[start of AVAILABLE DATA]
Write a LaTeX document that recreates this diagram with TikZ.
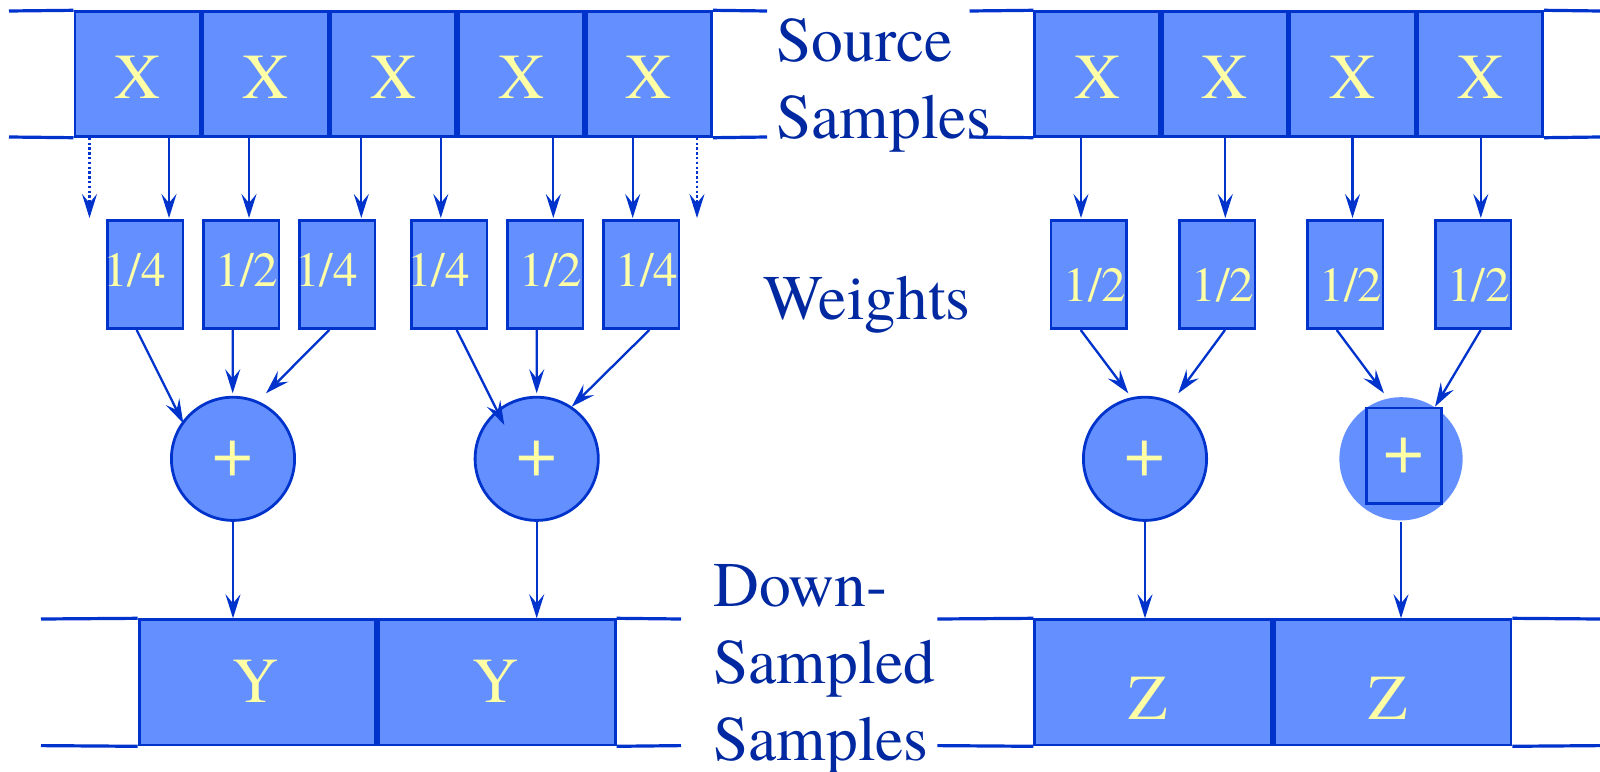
\documentclass[tikz,border=0pt]{standalone}
\usepackage{fontspec}
\setmainfont{texgyretermes}[Extension=.otf, UprightFont=*-regular,
  BoldFont=*-bold, ItalicFont=*-italic, BoldItalicFont=*-bolditalic]
\newfontfamily\tnr{texgyretermes}[Extension=.otf, UprightFont=*-regular]
\usetikzlibrary{arrows.meta}
\definecolor{cellfill}{RGB}{100,144,255}
\definecolor{cellline}{RGB}{0,51,204}
\definecolor{celltext}{RGB}{255,255,165}
\definecolor{labeltext}{RGB}{0,40,160}
\begin{document}
\begin{tikzpicture}[x=0.5pt, y=-0.5pt,
  cellbox/.style={draw=cellline, fill=cellfill, line width=1.4pt, inner sep=0pt},
  xcell/.style={cellbox, minimum width=62.55pt, minimum height=62.3pt},
  ycell/.style={cellbox, minimum width=118.35pt, minimum height=62.6pt},
  wcell/.style={cellbox, minimum width=37.9pt, minimum height=53.95pt},
  sumnode/.style={cellbox, circle, minimum size=61.6pt, text=celltext,
    font=\tnr\fontsize{36}{40}\selectfont},
  bigtext/.style={text=celltext, inner sep=0pt, font=\tnr\fontsize{32}{38}\selectfont},
  wtext/.style={text=celltext, inner sep=0pt, font=\tnr\fontsize{24.5}{29}\selectfont},
  sidelabel/.style={text=labeltext, inner sep=0pt, align=left,
    font=\tnr\fontsize{31.75}{38.5}\selectfont},
  stub/.style={draw=cellline, line width=1.6pt},
  arr/.style={draw=cellline, line width=1.15pt,
    -{Stealth[length=12pt, width=7.5pt, inset=4.5pt]}},
  dotarr/.style={arr, dash pattern=on 1.2pt off 1.2pt}
]
\useasboundingbox (0,0) rectangle (1600,771);

% ---------- source samples ----------
\foreach \i in {1,...,5}{
  \node[xcell] (xa\i) at ({73.5+127.9*(\i-0.5)},74) {};
  \node[bigtext, anchor=base] (xta\i) at ({73.5+127.9*(\i-0.5)},98.3) {X};
}
\foreach \i in {1,...,4}{
  \node[xcell] (xb\i) at ({1033.4+127.65*(\i-0.5)},74) {};
  \node[bigtext, anchor=base] (xtb\i) at ({1033.4+127.65*(\i-0.5)},98.3) {X};
}
\draw[stub] (9,11) -- (xa1.north west);
\draw[stub] (9,137) -- (xa1.south west);
\draw[stub] (xa5.north east) -- (767,11);
\draw[stub] (xa5.south east) -- (767,137);
\draw[stub] (969.5,11) -- (xb1.north west);
\draw[stub] (969.5,137) -- (xb1.south west);
\draw[stub] (xb4.north east) -- (1600,11);
\draw[stub] (xb4.south east) -- (1600,137);

% a multi-line node sits on the baseline of its last line
\node[sidelabel, anchor=base west] (srclabel) at (776,138) {Source\\Samples};

% ---------- weights ----------
\node[wcell] (wa1) at (145,274.65) {};
\node[wcell] (wa2) at (241,274.65) {};
\node[wcell] (wa3) at (337,274.65) {};
\node[wcell] (wa4) at (449,274.65) {};
\node[wcell] (wa5) at (545,274.65) {};
\node[wcell] (wa6) at (641,274.65) {};
\node[wcell] (wb1) at (1088.8,274.65) {};
\node[wcell] (wb2) at (1217,274.65) {};
\node[wcell] (wb3) at (1345,274.65) {};
\node[wcell] (wb4) at (1473,274.65) {};

\node[wtext, anchor=base] (wta1) at (134.7,286.7) {1/4};
\node[wtext, anchor=base] (wta2) at (246.9,286.7) {1/2};
\node[wtext, anchor=base] (wta3) at (326.5,286.7) {1/4};
\node[wtext, anchor=base] (wta4) at (438.7,286.7) {1/4};
\node[wtext, anchor=base] (wta5) at (550.9,286.7) {1/2};
\node[wtext, anchor=base] (wta6) at (646.9,286.7) {1/4};
\node[wtext, anchor=base] (wtb1) at (1095,301.7) {1/2};
\node[wtext, anchor=base] (wtb2) at (1223,301.7) {1/2};
\node[wtext, anchor=base] (wtb3) at (1350.9,301.7) {1/2};
\node[wtext, anchor=base] (wtb4) at (1478.5,301.7) {1/2};

\node[sidelabel, anchor=base west] (wlabel) at (763,319.3) {Weights};

% arrow tips at the weight row
\coordinate (dl) at (89.5,218);
\coordinate (dr) at (697,218);
\coordinate (ta1) at (169,218);
\coordinate (ta2) at (249,218);
\coordinate (ta3) at (361.3,218);
\coordinate (ta4) at (440.8,218);
\coordinate (ta5) at (553.3,218);
\coordinate (ta6) at (632.7,218);
\coordinate (tb1) at (1081,218);
\coordinate (tb2) at (1225.3,218);
\coordinate (tb3) at (1352.5,218);
\coordinate (tb4) at (1480.8,218);

\draw[dotarr] (xa1.south -| dl) -- (dl);
\draw[arr] (xa1.south -| ta1) -- (ta1);
\draw[arr] (xa2.south -| ta2) -- (ta2);
\draw[arr] (xa3.south -| ta3) -- (ta3);
\draw[arr] (xa3.south -| ta4) -- (ta4);
\draw[arr] (xa4.south -| ta5) -- (ta5);
\draw[arr] (xa5.south -| ta6) -- (ta6);
\draw[dotarr] (xa5.south -| dr) -- (dr);
\draw[arr] (xb1.south -| tb1) -- (tb1);
\draw[arr] (xb2.south -| tb2) -- (tb2);
\draw[arr] (xb3.south -| tb3) -- (tb3);
\draw[arr] (xb4.south -| tb4) -- (tb4);

% ---------- summing nodes ----------
\node[sumnode] (sa1) at (233,458.8) {+};
\node[sumnode] (sa2) at (536.7,458.8) {+};
\node[sumnode] (sb1) at (1145,458.8) {+};
\node[sumnode, draw=none] (sb2) at (1401,458.8) {};
\node[cellbox, minimum width=37.4pt, minimum height=47.85pt, text=celltext,
  font=\tnr\fontsize{36}{40}\selectfont] (sq) at (1404,455.8) {+};

\coordinate (pa1) at (183.3,423.3);
\coordinate (pa2) at (232.7,393.3);
\coordinate (pa3) at (266,393.3);
\coordinate (pa4) at (504.3,425);
\coordinate (pa5) at (536.7,393.3);
\coordinate (pa6) at (571.7,406.7);
\coordinate (pb1) at (1128.3,393.3);
\coordinate (pb2) at (1178.3,393.3);
\coordinate (pb3) at (1384,393.3);
\coordinate (pb4) at (1435,406.7);

\draw[arr] ([xshift=-4.15pt]wa1.south) -- (pa1);
\draw[arr] ([xshift=-4.15pt]wa2.south) -- (pa2);
\draw[arr] ([xshift=-3.85pt]wa3.south) -- (pa3);
\draw[arr] ([xshift=3.85pt]wa4.south) -- (pa4);
\draw[arr] ([xshift=-4.15pt]wa5.south) -- (pa5);
\draw[arr] ([xshift=4.15pt]wa6.south) -- (pa6);
\draw[arr] ([xshift=-4.05pt]wb1.south) -- (pb1);
\draw[arr] ([xshift=4pt]wb2.south) -- (pb2);
\draw[arr] ([xshift=-4.15pt]wb3.south) -- (pb3);
\draw[arr] ([xshift=3.85pt]wb4.south) -- (pb4);

% ---------- down-sampled samples ----------
\node[ycell] (ya1) at (257.45,682.3) {};
\node[ycell] (ya2) at (496.95,682.3) {};
\node[ycell] (yb1) at (1153.05,682.3) {};
\node[ycell] (yb2) at (1392.55,682.3) {};
\node[bigtext, anchor=base] (yta1) at (256,702.7) {Y};
\node[bigtext, anchor=base] (yta2) at (496,702.7) {Y};
\node[bigtext, anchor=base] (ytb1) at (1148.3,719.3) {Z};
\node[bigtext, anchor=base] (ytb2) at (1388,719.3) {Z};

\draw[stub] (41,619) -- (ya1.north west);
\draw[stub] (41,745.6) -- (ya1.south west);
\draw[stub] (ya2.north east) -- (681,619);
\draw[stub] (ya2.south east) -- (681,745.6);
\draw[stub] (937.3,619) -- (yb1.north west);
\draw[stub] (937.3,745.6) -- (yb1.south west);
\draw[stub] (yb2.north east) -- (1600,619);
\draw[stub] (yb2.south east) -- (1600,745.6);

\draw[arr] (sa1.south) -- (sa1.south |- ya1.north);
\draw[arr] (sa2.south) -- (sa2.south |- ya2.north);
\draw[arr] (sb1.south) -- (sb1.south |- yb1.north);
\draw[arr] (sb2.south) -- (sb2.south |- yb2.north);

\node[sidelabel, anchor=base west] (dlabel) at (713,760) {Down-\\Sampled\\Samples};
\end{tikzpicture}
\end{document}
[end of AVAILABLE DATA]
WRITTEN PROBLEM: Each line from the top of the material through the line containing "east) -- (1600,137);" should be reproduced exactly; please drop any images.

EXPECTED ANSWER:
Write a LaTeX document that recreates this diagram with TikZ.
\documentclass[tikz,border=0pt]{standalone}
\usepackage{fontspec}
\setmainfont{texgyretermes}[Extension=.otf, UprightFont=*-regular,
  BoldFont=*-bold, ItalicFont=*-italic, BoldItalicFont=*-bolditalic]
\newfontfamily\tnr{texgyretermes}[Extension=.otf, UprightFont=*-regular]
\usetikzlibrary{arrows.meta}
\definecolor{cellfill}{RGB}{100,144,255}
\definecolor{cellline}{RGB}{0,51,204}
\definecolor{celltext}{RGB}{255,255,165}
\definecolor{labeltext}{RGB}{0,40,160}
\begin{document}
\begin{tikzpicture}[x=0.5pt, y=-0.5pt,
  cellbox/.style={draw=cellline, fill=cellfill, line width=1.4pt, inner sep=0pt},
  xcell/.style={cellbox, minimum width=62.55pt, minimum height=62.3pt},
  ycell/.style={cellbox, minimum width=118.35pt, minimum height=62.6pt},
  wcell/.style={cellbox, minimum width=37.9pt, minimum height=53.95pt},
  sumnode/.style={cellbox, circle, minimum size=61.6pt, text=celltext,
    font=\tnr\fontsize{36}{40}\selectfont},
  bigtext/.style={text=celltext, inner sep=0pt, font=\tnr\fontsize{32}{38}\selectfont},
  wtext/.style={text=celltext, inner sep=0pt, font=\tnr\fontsize{24.5}{29}\selectfont},
  sidelabel/.style={text=labeltext, inner sep=0pt, align=left,
    font=\tnr\fontsize{31.75}{38.5}\selectfont},
  stub/.style={draw=cellline, line width=1.6pt},
  arr/.style={draw=cellline, line width=1.15pt,
    -{Stealth[length=12pt, width=7.5pt, inset=4.5pt]}},
  dotarr/.style={arr, dash pattern=on 1.2pt off 1.2pt}
]
\useasboundingbox (0,0) rectangle (1600,771);

% ---------- source samples ----------
\foreach \i in {1,...,5}{
  \node[xcell] (xa\i) at ({73.5+127.9*(\i-0.5)},74) {};
  \node[bigtext, anchor=base] (xta\i) at ({73.5+127.9*(\i-0.5)},98.3) {X};
}
\foreach \i in {1,...,4}{
  \node[xcell] (xb\i) at ({1033.4+127.65*(\i-0.5)},74) {};
  \node[bigtext, anchor=base] (xtb\i) at ({1033.4+127.65*(\i-0.5)},98.3) {X};
}
\draw[stub] (9,11) -- (xa1.north west);
\draw[stub] (9,137) -- (xa1.south west);
\draw[stub] (xa5.north east) -- (767,11);
\draw[stub] (xa5.south east) -- (767,137);
\draw[stub] (969.5,11) -- (xb1.north west);
\draw[stub] (969.5,137) -- (xb1.south west);
\draw[stub] (xb4.north east) -- (1600,11);
\draw[stub] (xb4.south east) -- (1600,137);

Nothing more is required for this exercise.